Don’t
get me wrong. NPR is, for all of its faults, essential. But it’s not, like,
what it used to be. Or is it sort of just me?
So, NPR has,
like, lots of announcers—“hosts” and correspondents, not newsreaders—who insist
on using the phrases "kind of" or "sort of", like, it seems
every three, you know, sentences. It’s as if they fear speaking a full, kind of,
declarative sentence. Maybe they’re afraid someone will fact-check whether it
was, in fact, the third time or it was, alas, the fourth time in the past three
weeks that Trump had, kind of, insulted Bush, Clinton or Rubio in the first 18
words of the third sentence of his fourth speech of the, like, week.
And when
it comes to interviewing someone on anything that's like, connected to, you
know, the economy or finance, NPR announcers, like, insist on, kind of, chuckling
that everything is too complicated and their listeners could not possibly be,
like, interested in, or capable of, delving into the details. So they, like,
cut off the interview by saying it's "too in the weeds" or some
other, like, reference to "the weeds" that makes me wanna, you know,
throw up.
And,
like virtually everyone under 40, they are, like, really into using the word "like"

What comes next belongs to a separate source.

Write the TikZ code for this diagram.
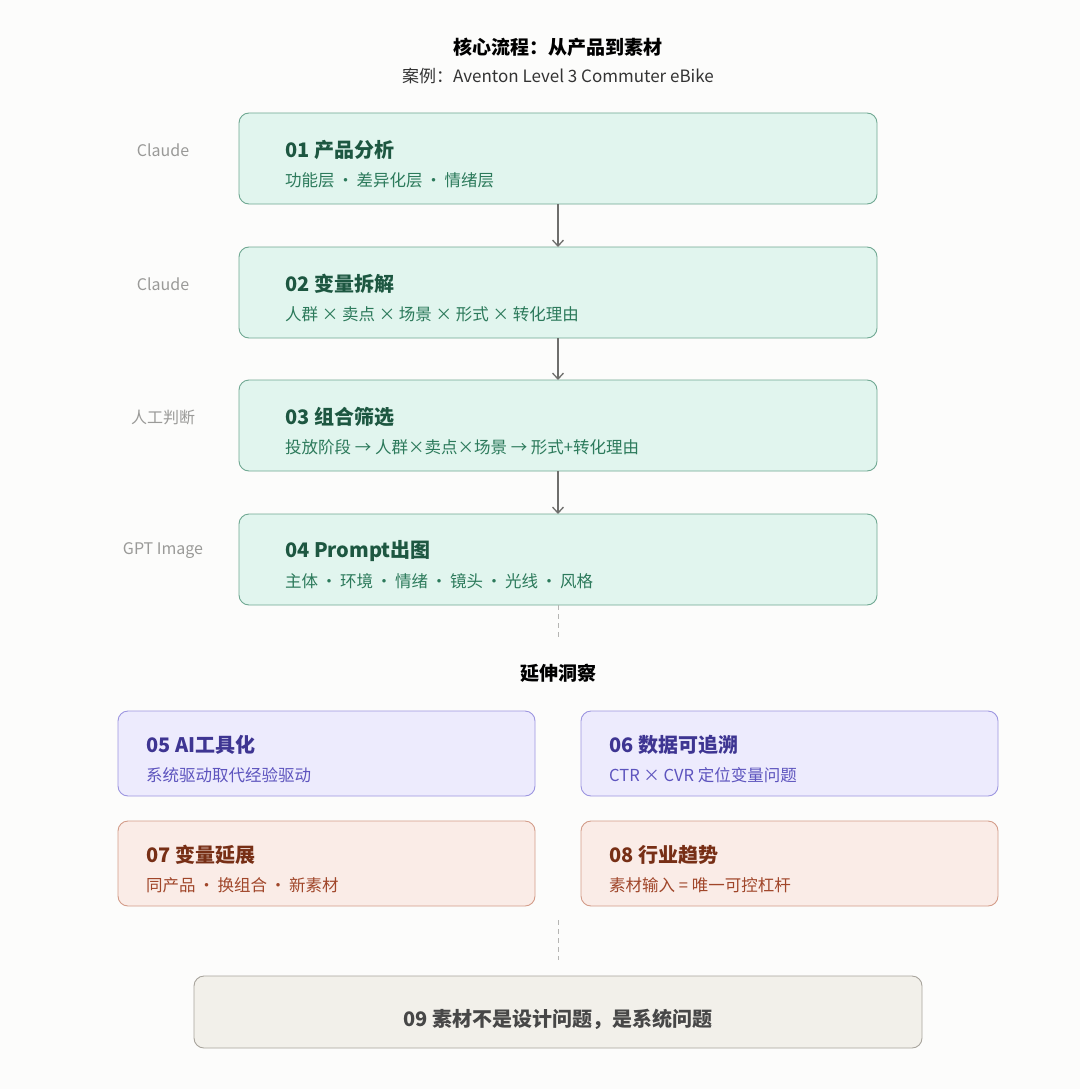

in their interviews, either as a, you know, meaningless filler, or as a verb to
mean, sort of, "said,"
as in, "She like ‘please stop misusing that word.’”
And, to
top it off, either they or their interviewees, like, always end each phrase
with their voices ascending to a higher note--sort of like "duh duh duh
dee dee dee." This incessant "upward inflection" is kind of, like, annoying.
It's not
as if I'm, like, intolerant of the younger generation, but I do get really sort
of irritated by the non-stop banalization of the English language by everyone,
and when NPR does it, I, like, despair. If NPR has no standards, what basis do we believe that any grammatical, usage or punctuation standards will survive? It makes me feel more and more like I'm
a member of the, like, Grammar Community.
So, I hope
Robert Segal never retires and NPR, like, kind of, you know, brings back Bob
Edwards. And Red Barber, while they're, like, at it.